Just being honest here …
We both do the same thing CP. My wife will point out an attractive man (she's a fool for good abs, among other things) and I'll point out a woman I find attractive and why I think she is (I love a nice firm ass). On nude beaches there isn't much left to the imagination. It can get us pretty horny. There is no one like the one you're with of course and those observations lead to what we find both find desirable in one another which often leads to some great sex…
That sounds like a great way to deal with the situation, and think a great example for the rest of us!
That is what I wish more couples were comfortable and confident in each other enough to do. It's how I would want to be with my future husband.
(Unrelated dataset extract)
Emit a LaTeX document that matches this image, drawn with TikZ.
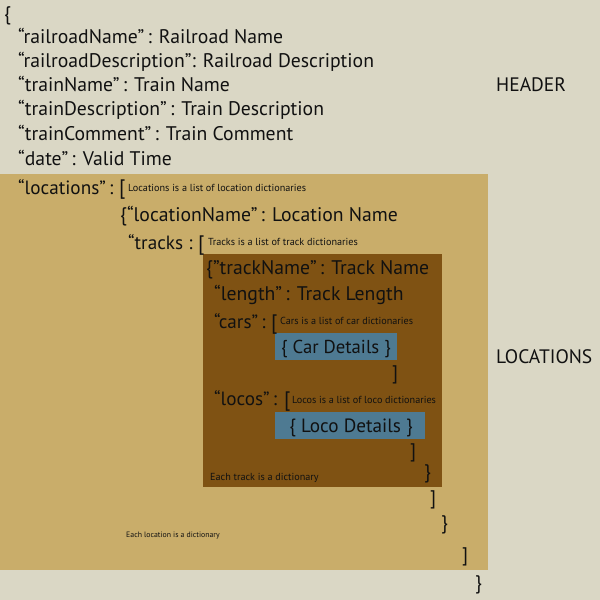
\documentclass[tikz,border=0pt]{standalone}
\usepackage{fontspec}
\setmainfont{PT Sans}
\definecolor{bgc}{HTML}{DAD7C5}
\definecolor{tanc}{HTML}{C9AD6A}
\definecolor{brownc}{HTML}{7F5213}
\definecolor{bluec}{HTML}{4E7A92}
\definecolor{inkc}{HTML}{111111}
\begin{document}
\begin{tikzpicture}[x=1pt,y=-1pt,
  txt/.style={anchor=base west,inner sep=0pt,text=inkc,font=\fontsize{19.7}{22}\selectfont},
  big/.style={txt,font=\fontsize{19.2}{22}\selectfont},
  brk/.style={txt,font=\fontsize{21}{22}\selectfont},
  note/.style={txt,font=\fontsize{10.2}{12}\selectfont},
  smallnote/.style={txt,font=\fontsize{7.8}{9}\selectfont},
  lbl/.style={txt,font=\fontsize{19.5}{21}\selectfont},
  box/.style={draw=none}]
\fill[bgc] (0,0) rectangle (600,600);
\useasboundingbox (0,0) rectangle (600,600);
\fill[tanc] (0,174) rectangle (488,570);
\fill[brownc] (203,254) rectangle (442,487);
\node[box,fill=bluec,minimum width=122pt,minimum height=27pt,inner sep=0pt,anchor=north west] (carbox) at (275,333) {};
\node[box,fill=bluec,minimum width=150pt,minimum height=27pt,inner sep=0pt,anchor=north west] (locobox) at (275,412) {};
% header
\node[txt] (ob) at (4,20) {\{};
\node[txt] (h1) at (18,43) {“railroadName”\,: Railroad Name};
\node[txt] (h2) at (18,67) {“railroadDescription”: Railroad Description};
\node[txt] (h3) at (18,91) {“trainName”\,: Train Name};
\node[txt] (h4) at (18,115) {“trainDescription”\,: Train Description};
\node[txt] (h5) at (18,140) {“trainComment”\,: Train Comment};
\node[txt] (h6) at (18,165) {“date”\,: Valid Time};
\node[lbl] (header) at (496,91) {HEADER};
\node[lbl] (locs) at (496,363) {LOCATIONS};
% locations
\node[big] (l1) at (18,194) {“locations”\,:};
\node[brk] (l1b) at (119,194) {[};
\node[note] (n1) at (128,191) {Locations is a list of location dictionaries};
\node[txt] (l2) at (120,221) {\{“locationName”\,: Location Name};
\node[big] (l3) at (128,249) {“tracks :};
\node[brk] (l3b) at (198,250) {[};
\node[note] (n2) at (208,245) {Tracks is a list of track dictionaries};
% tracks
\node[txt] (t1) at (206,274) {\{”trackName”\,: Track Name};
\node[txt] (t2) at (214,300) {“length”\,: Track Length};
\node[big] (t3) at (214,328) {“cars”\,:};
\node[brk] (t3b) at (271,329) {[};
\node[note] (n3) at (280,324) {Cars is a list of car dictionaries};
\node[txt,anchor=base,font=\fontsize{18.7}{21}\selectfont] (cd) at (336,353) {\{ Car Details \}};
\node[txt] (cb) at (392,379) {]};
\node[big] (t4) at (214,405) {“locos”\,:};
\node[brk] (t4b) at (284,406) {[};
\node[note] (n4) at (292,403) {Locos is a list of loco dictionaries};
\node[txt,anchor=base,font=\fontsize{19.2}{21}\selectfont] (ld) at (351,432) {\{ Loco Details \}};
\node[txt] (lb) at (410,457) {]};
\node[note] (n5) at (210,480) {Each track is a dictionary};
\node[txt] (tcb) at (424,478) {\}};
\node[txt] (e1) at (430,504) {]};
\node[txt] (e2) at (441,529) {\}};
\node[smallnote] (n6) at (126,537) {Each location is a dictionary};
\node[txt] (e3) at (462,561) {]};
\node[txt] (e4) at (475,589) {\}};
\end{tikzpicture}
\end{document}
Instead of worrying that his eyes were straying or I wasn't attractive enough, I'd rather we both be so secure in our love for each other that we can transparently admire others and then turn any resulting arousal back into our own relationship. Marriages could be so much stronger that way. I love how you and your husband and a number of other couples on this site practice that!
Our bodies are “wonderfully made”-Psalm 139.14. Our bodies often respond to various stimuli automatically, without our mental assent. We are all created with some degree of sexual desire. Our bodies respond to visual, tactile, aural, olfactory and the sense of taste, sometimes without our thought of what is happening.
I once was at a gathering of students and was greeted by a young woman who was a friend of mine. We hugged in a non intimate way, as friends often do. I caught a strong, but pleasant scent of her pheromones and immediately felt my penis start to swell with arousal. There has been no thought of any sexual nature, yet I started to get hard. Fortunately it calmed quickly. The next day, at church, I was greeted by this same woman with a casual hug and again I caught the scent of her body and my penis started started to harden. Again, no sexual thought or intent. Just bodily reaction to stimuli.
There was no sexual thought or behavior by either of us (other than the innocent response of my body).
I was once a member of a nudist club and lived at the park four days a week. I had the pleasure to see the beauty of the human form in all shapes and sizes in all of our naked glory. Breasts, butts, vulvas, and penises. I thoroughly enjoyed looking at this display of God’s great creations without any sin.
We all have choices for where we allow our mind to go.
I don’t think there’s anything wrong with looking as long as the observation, thought, or arousal doesn’t become a desire to have that person for yourself.
Admiration is different than coveting. If you had thought more about seeing her breast in some type of tryst, that would be bad. But by just admiring her beautiful figure, and that’s as far as it went, then I believe you’re okay.
Great questions. Thanks for asking.
That situation happens often. Once in the very famous NYC Cathedral, where they allow the public to tour while services are going on, my daughter & I came around a blind corner. I was a few steps behind & come around the corner to see a very voluptuous woman sitting listening to the service displaying an ample amount of very nice looking cleavage. It was apparent that she was on display, on purpose. As quickly as I came around the corner, I noticed, but did not look directly at her tits. I enjoyed what I did see, just with peripheral vision. I was walking quickly, & was able to avert my eyes.
That is my reaction to such situations. I am not comfortable noticing when the woman can catch me doing so. I don't want to be that guy. I have a church, a wife, & a God to respect. Let alone, the person at hand. However, I will drink in a view if it presents itself & there is no chance of making anyone uncomfortable. I will steal glances if in close proximity, or in conversation, with the woman, too, if her attention is distracted from looking at me. I am even conscious of other people catching me noticing her, like in a crowded room.
Me being pro sex, & having trained myself since kindergarten to look at any chance I get, I understand the desire to see as much nudity as I can. But, also being raised in the church, I have a healthy respect that I don't draw attention by looking at a woman's breasts, crotch, or figure when it has any chance of being thought of as inappropriate. But, yes, I do catch myself, occasionally, glancing at her chest while she is looking right into my eyes. I feel awkward about those times.
I do not judge your viewing, as you did. And, I would say your friend would be in the wrong for any chastising of you he did. However, I would try my best to just make eye contact, only, when faces are pointed at each other.